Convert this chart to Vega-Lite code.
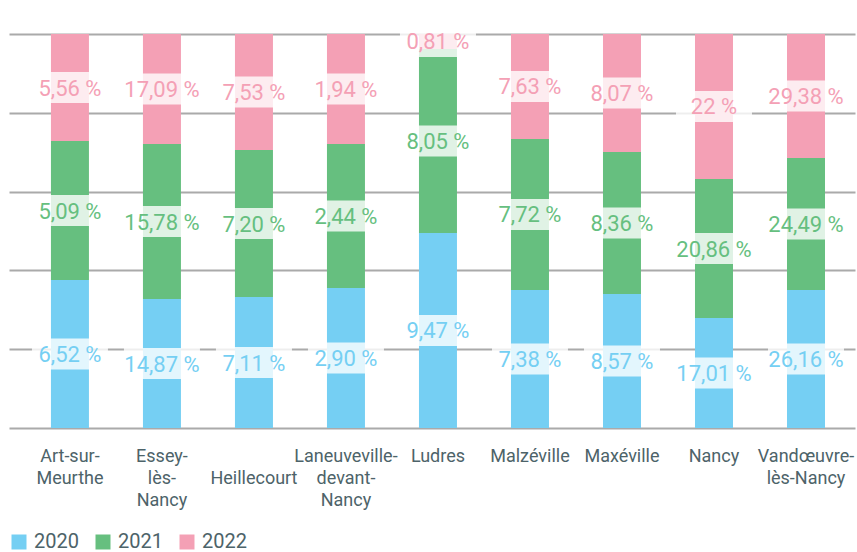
{
  "$schema": "https://vega.github.io/schema/vega-lite/v6.json",
  "width": 846,
  "height": 394,
  "autosize": {"type": "none"},
  "padding": {"left": 9, "top": 34, "right": 2, "bottom": 124},
  "background": "white",
  "config": {
    "view": {"stroke": null},
    "font": "Roboto"
  },
  "data": {
    "values": [
      {"commune": "Art-sur-Meurthe", "annee": "2020", "part": 37.6, "label": "6,52 %"},
      {"commune": "Art-sur-Meurthe", "annee": "2021", "part": 35.3, "label": "5,09 %"},
      {"commune": "Art-sur-Meurthe", "annee": "2022", "part": 27.2, "label": "5,56 %"},
      {"commune": "Essey-lès-Nancy", "annee": "2020", "part": 32.7, "label": "14,87 %"},
      {"commune": "Essey-lès-Nancy", "annee": "2021", "part": 39.3, "label": "15,78 %"},
      {"commune": "Essey-lès-Nancy", "annee": "2022", "part": 27.9, "label": "17,09 %"},
      {"commune": "Heillecourt", "annee": "2020", "part": 33.2, "label": "7,11 %"},
      {"commune": "Heillecourt", "annee": "2021", "part": 37.3, "label": "7,20 %"},
      {"commune": "Heillecourt", "annee": "2022", "part": 29.4, "label": "7,53 %"},
      {"commune": "Laneuveville-devant-Nancy", "annee": "2020", "part": 35.5, "label": "2,90 %"},
      {"commune": "Laneuveville-devant-Nancy", "annee": "2021", "part": 36.5, "label": "2,44 %"},
      {"commune": "Laneuveville-devant-Nancy", "annee": "2022", "part": 27.9, "label": "1,94 %"},
      {"commune": "Ludres", "annee": "2020", "part": 49.5, "label": "9,47 %"},
      {"commune": "Ludres", "annee": "2021", "part": 46.7, "label": "8,05 %"},
      {"commune": "Ludres", "annee": "2022", "part": 3.8, "label": "0,81 %"},
      {"commune": "Malzéville", "annee": "2020", "part": 35.0, "label": "7,38 %"},
      {"commune": "Malzéville", "annee": "2021", "part": 38.3, "label": "7,72 %"},
      {"commune": "Malzéville", "annee": "2022", "part": 26.6, "label": "7,63 %"},
      {"commune": "Maxéville", "annee": "2020", "part": 34.0, "label": "8,57 %"},
      {"commune": "Maxéville", "annee": "2021", "part": 36.0, "label": "8,36 %"},
      {"commune": "Maxéville", "annee": "2022", "part": 29.9, "label": "8,07 %"},
      {"commune": "Nancy", "annee": "2020", "part": 27.9, "label": "17,01 %"},
      {"commune": "Nancy", "annee": "2021", "part": 35.3, "label": "20,86 %"},
      {"commune": "Nancy", "annee": "2022", "part": 36.8, "label": "22 %"},
      {"commune": "Vandœuvre-lès-Nancy", "annee": "2020", "part": 35.0, "label": "26,16 %"},
      {"commune": "Vandœuvre-lès-Nancy", "annee": "2021", "part": 33.5, "label": "24,49 %"},
      {"commune": "Vandœuvre-lès-Nancy", "annee": "2022", "part": 31.5, "label": "29,38 %"}
    ]
  },
  "encoding": {
    "x": {
      "field": "commune",
      "type": "nominal",
      "sort": null,
      "scale": {"paddingInner": 0.587, "paddingOuter": 0.391, "align": 0.583},
      "axis": {
        "title": null,
        "domain": false,
        "ticks": false,
        "grid": false,
        "labelAngle": 0,
        "labelFont": "Roboto",
        "labelFontSize": 18,
        "labelColor": "#4d6369",
        "labelPadding": 19,
        "labelBaseline": "top",
        "labelLineHeight": 22,
        "labelOverlap": false,
        "labelBound": false,
        "labelFlush": false,
        "labelExpr": "datum.value == 'Art-sur-Meurthe' ? ['Art-sur-', 'Meurthe'] : datum.value == 'Essey-lès-Nancy' ? ['Essey-', 'lès-', 'Nancy'] : datum.value == 'Heillecourt' ? [' ', 'Heillecourt'] : datum.value == 'Laneuveville-devant-Nancy' ? ['Laneuveville-', 'devant-', 'Nancy'] : datum.value == 'Vandœuvre-lès-Nancy' ? ['Vandœuvre-', 'lès-Nancy'] : datum.value"
      }
    },
    "order": {"field": "annee", "type": "nominal", "sort": "ascending"}
  },
  "layer": [
    {
      "mark": {"type": "bar"},
      "encoding": {
        "y": {
          "field": "part",
          "type": "quantitative",
          "stack": "normalize",
          "axis": {
            "title": null,
            "labels": false,
            "ticks": false,
            "domain": false,
            "grid": true,
            "tickCount": 5,
            "gridColor": "#aaaaaa",
            "gridWidth": 2
          }
        },
        "color": {
          "field": "annee",
          "type": "nominal",
          "scale": {"domain": ["2020", "2021", "2022"], "range": ["#75cff3", "#66bf7f", "#f4a0b5"]},
          "legend": {
            "title": null,
            "orient": "none",
            "legendX": 0,
            "legendY": 498,
            "direction": "horizontal",
            "symbolType": "square",
            "symbolSize": 225,
            "symbolStrokeWidth": 0,
            "symbolOpacity": 1,
            "labelFont": "Roboto",
            "labelFontSize": 20,
            "labelColor": "#4d6369",
            "labelOffset": 5,
            "columnPadding": 14,
            "padding": 0
          }
        }
      }
    },
    {
      "mark": {
        "type": "point",
        "shape": "M-1,-0.408L1,-0.408L1,0.408L-1,0.408Z",
        "size": 5776,
        "filled": true,
        "fill": "white",
        "fillOpacity": 0.8,
        "strokeWidth": 0,
        "opacity": 1
      },
      "encoding": {
        "y": {"field": "part", "type": "quantitative", "stack": "normalize", "bandPosition": 0.5},
        "detail": {"field": "annee", "type": "nominal"}
      }
    },
    {
      "mark": {"type": "text", "font": "Roboto", "fontSize": 22, "baseline": "middle", "align": "center", "dy": 1},
      "encoding": {
        "y": {"field": "part", "type": "quantitative", "stack": "normalize", "bandPosition": 0.5},
        "color": {"field": "annee", "type": "nominal", "legend": null},
        "text": {"field": "label", "type": "nominal"}
      }
    }
  ]
}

**********

:: Written exercise ::
Give the material again exactly as it is, but keep the pictures out.

:: The response ::
Convert this chart to Vega-Lite code.
{
  "$schema": "https://vega.github.io/schema/vega-lite/v6.json",
  "width": 846,
  "height": 394,
  "autosize": {"type": "none"},
  "padding": {"left": 9, "top": 34, "right": 2, "bottom": 124},
  "background": "white",
  "config": {
    "view": {"stroke": null},
    "font": "Roboto"
  },
  "data": {
    "values": [
      {"commune": "Art-sur-Meurthe", "annee": "2020", "part": 37.6, "label": "6,52 %"},
      {"commune": "Art-sur-Meurthe", "annee": "2021", "part": 35.3, "label": "5,09 %"},
      {"commune": "Art-sur-Meurthe", "annee": "2022", "part": 27.2, "label": "5,56 %"},
      {"commune": "Essey-lès-Nancy", "annee": "2020", "part": 32.7, "label": "14,87 %"},
      {"commune": "Essey-lès-Nancy", "annee": "2021", "part": 39.3, "label": "15,78 %"},
      {"commune": "Essey-lès-Nancy", "annee": "2022", "part": 27.9, "label": "17,09 %"},
      {"commune": "Heillecourt", "annee": "2020", "part": 33.2, "label": "7,11 %"},
      {"commune": "Heillecourt", "annee": "2021", "part": 37.3, "label": "7,20 %"},
      {"commune": "Heillecourt", "annee": "2022", "part": 29.4, "label": "7,53 %"},
      {"commune": "Laneuveville-devant-Nancy", "annee": "2020", "part": 35.5, "label": "2,90 %"},
      {"commune": "Laneuveville-devant-Nancy", "annee": "2021", "part": 36.5, "label": "2,44 %"},
      {"commune": "Laneuveville-devant-Nancy", "annee": "2022", "part": 27.9, "label": "1,94 %"},
      {"commune": "Ludres", "annee": "2020", "part": 49.5, "label": "9,47 %"},
      {"commune": "Ludres", "annee": "2021", "part": 46.7, "label": "8,05 %"},
      {"commune": "Ludres", "annee": "2022", "part": 3.8, "label": "0,81 %"},
      {"commune": "Malzéville", "annee": "2020", "part": 35.0, "label": "7,38 %"},
      {"commune": "Malzéville", "annee": "2021", "part": 38.3, "label": "7,72 %"},
      {"commune": "Malzéville", "annee": "2022", "part": 26.6, "label": "7,63 %"},
      {"commune": "Maxéville", "annee": "2020", "part": 34.0, "label": "8,57 %"},
      {"commune": "Maxéville", "annee": "2021", "part": 36.0, "label": "8,36 %"},
      {"commune": "Maxéville", "annee": "2022", "part": 29.9, "label": "8,07 %"},
      {"commune": "Nancy", "annee": "2020", "part": 27.9, "label": "17,01 %"},
      {"commune": "Nancy", "annee": "2021", "part": 35.3, "label": "20,86 %"},
      {"commune": "Nancy", "annee": "2022", "part": 36.8, "label": "22 %"},
      {"commune": "Vandœuvre-lès-Nancy", "annee": "2020", "part": 35.0, "label": "26,16 %"},
      {"commune": "Vandœuvre-lès-Nancy", "annee": "2021", "part": 33.5, "label": "24,49 %"},
      {"commune": "Vandœuvre-lès-Nancy", "annee": "2022", "part": 31.5, "label": "29,38 %"}
    ]
  },
  "encoding": {
    "x": {
      "field": "commune",
      "type": "nominal",
      "sort": null,
      "scale": {"paddingInner": 0.587, "paddingOuter": 0.391, "align": 0.583},
      "axis": {
        "title": null,
        "domain": false,
        "ticks": false,
        "grid": false,
        "labelAngle": 0,
        "labelFont": "Roboto",
        "labelFontSize": 18,
        "labelColor": "#4d6369",
        "labelPadding": 19,
        "labelBaseline": "top",
        "labelLineHeight": 22,
        "labelOverlap": false,
        "labelBound": false,
        "labelFlush": false,
        "labelExpr": "datum.value == 'Art-sur-Meurthe' ? ['Art-sur-', 'Meurthe'] : datum.value == 'Essey-lès-Nancy' ? ['Essey-', 'lès-', 'Nancy'] : datum.value == 'Heillecourt' ? [' ', 'Heillecourt'] : datum.value == 'Laneuveville-devant-Nancy' ? ['Laneuveville-', 'devant-', 'Nancy'] : datum.value == 'Vandœuvre-lès-Nancy' ? ['Vandœuvre-', 'lès-Nancy'] : datum.value"
      }
    },
    "order": {"field": "annee", "type": "nominal", "sort": "ascending"}
  },
  "layer": [
    {
      "mark": {"type": "bar"},
      "encoding": {
        "y": {
          "field": "part",
          "type": "quantitative",
          "stack": "normalize",
          "axis": {
            "title": null,
            "labels": false,
            "ticks": false,
            "domain": false,
            "grid": true,
            "tickCount": 5,
            "gridColor": "#aaaaaa",
            "gridWidth": 2
          }
        },
        "color": {
          "field": "annee",
          "type": "nominal",
          "scale": {"domain": ["2020", "2021", "2022"], "range": ["#75cff3", "#66bf7f", "#f4a0b5"]},
          "legend": {
            "title": null,
            "orient": "none",
            "legendX": 0,
            "legendY": 498,
            "direction": "horizontal",
            "symbolType": "square",
            "symbolSize": 225,
            "symbolStrokeWidth": 0,
            "symbolOpacity": 1,
            "labelFont": "Roboto",
            "labelFontSize": 20,
            "labelColor": "#4d6369",
            "labelOffset": 5,
            "columnPadding": 14,
            "padding": 0
          }
        }
      }
    },
    {
      "mark": {
        "type": "point",
        "shape": "M-1,-0.408L1,-0.408L1,0.408L-1,0.408Z",
        "size": 5776,
        "filled": true,
        "fill": "white",
        "fillOpacity": 0.8,
        "strokeWidth": 0,
        "opacity": 1
      },
      "encoding": {
        "y": {"field": "part", "type": "quantitative", "stack": "normalize", "bandPosition": 0.5},
        "detail": {"field": "annee", "type": "nominal"}
      }
    },
    {
      "mark": {"type": "text", "font": "Roboto", "fontSize": 22, "baseline": "middle", "align": "center", "dy": 1},
      "encoding": {
        "y": {"field": "part", "type": "quantitative", "stack": "normalize", "bandPosition": 0.5},
        "color": {"field": "annee", "type": "nominal", "legend": null},
        "text": {"field": "label", "type": "nominal"}
      }
    }
  ]
}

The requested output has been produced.